I think that as I look at conditions around the world on the news, the more grateful I am for our country despite the turmoil of this day and age. 
God bless, Robin, be careful on the road!


----------



## seminole wind (Aug 22, 2015)

Don't forget to thank the French. Without them we would still be singing "God save the Queen" and celebrated our freedom by sending the statue of Liberty ; Liberation from those who had oppressed us. In my lifetime I wonder what we did to piss them off?

Freedom back then led to patriotism. Now we help fight other country's battles and help them out any way they ask and never get anything in return, and the world thinks of "Freedom" means America's help is a Free ride. I am sad but glad ISIS has been terrorizing all nations. Let others get off their fat butt and fight. 

Anyway Happy 4th of July. A patriotic holiday. A reminder that patriotism is still alive but needs to be dusted off and shined up.


----------



## robin416 (Sep 8, 2013)

Ms Patty, did you ever tell us what your weekend was going to be? Seeing the kiddos and grand kiddos?


----------



## nannypattyrn (Aug 23, 2015)

Well, I guess I didn't did ?  About all we're doing is going to our oldest son's house for a hamburger cookout then going to the city park for the fireworks display on Monday.
I'm making home made ice cream and grape dumplings ( Indian dish ) and potato salad.


----------



## robin416 (Sep 8, 2013)

That sounds like a full day. Hope the weather co-operates and you get to see a great fireworks display.


----------



## Nm156 (May 16, 2015)

Happy 4th ......


----------



## WeeLittleChicken (Aug 31, 2012)

We've been so out of our minds busy around here I didn't even know the fourth was coming up until I looked at FaceBook today and it was filled with posts about sparing your pet from the stress of fireworks... whoops. Hope the holidays find you all well.


----------



## robin416 (Sep 8, 2013)

Me too, WLC. The SIL said something about being off the road before the holiday, say what? Holiday? When?


----------



## seminole wind (Aug 22, 2015)

I heard from a retired trainer today that she recommends in the crate with a loud tv or radio. Makes sense to me.


----------



## robin416 (Sep 8, 2013)

seminolewind said:


> I heard from a retired trainer today that she recommends in the crate with a loud tv or radio. Makes sense to me.


I'm not sure that even works. I'm going by the attitude of my own when it's t-storming. Even with the TV going, they can hear the thunder and still are unhappy. I'm not sure a cage will do the trick even though mine looks for a dark corner he can never stay in it when it's booming.

My old vet had those thunder shirt dealies. One of the women that worked there said she gave it a try with her dog and it worked!

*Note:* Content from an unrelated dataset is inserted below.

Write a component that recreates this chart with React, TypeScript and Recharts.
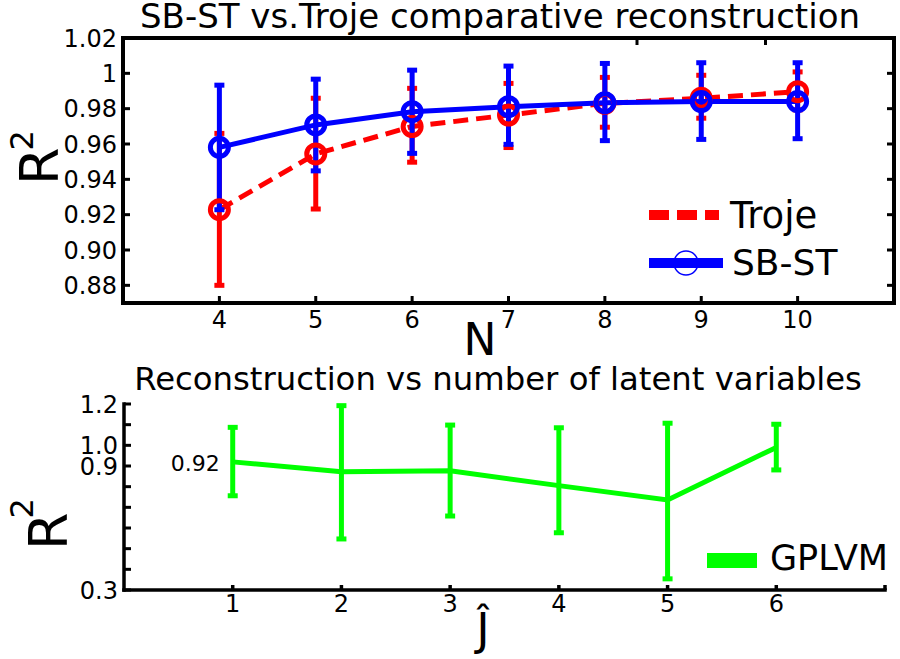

And then there's always Clomicalm but you have to know that a t-storm is coming well in advance for it to be any kind of effective.


----------



## nannypattyrn (Aug 23, 2015)

So far , the dogs I have now are not , or don't seem to be afraid. They've been outside all day jyst coming in and out to cool off. I had one dog that tore the door completely off her crate during a t-storm and fireworks , uh NO , she was in my lap with her head buried.


----------



## robin416 (Sep 8, 2013)

This is the first time for me having a dog that gets wound up about loud noises. And I can see that possibility of tearing a door off crate just from the behavior of my own. The one dog that doesn't get too wired will come lay at my feet and is happy if I touch him. It's his brother that is the total loon and would probably tear the door off to get away.


----------



## chickenqueen (Jan 9, 2016)

I'm so lucky-people shoot exploding targets all the time here and every weekend sounds like 4th of July.Mt dog is not phased by them and is the 1st that didn't run and hide everytime I grab the gun.I don't think it bothers the chickens,either.They go about their day except the falcons got their babies out teaching them to hunt and they got their eyes on the juveniles but I kept them locked up this weekend cuz of the rain so they were safe.The hawks don't bother them but the falcons are a different story-hunting in groups and relentless.Even the adults are afraid of them.


----------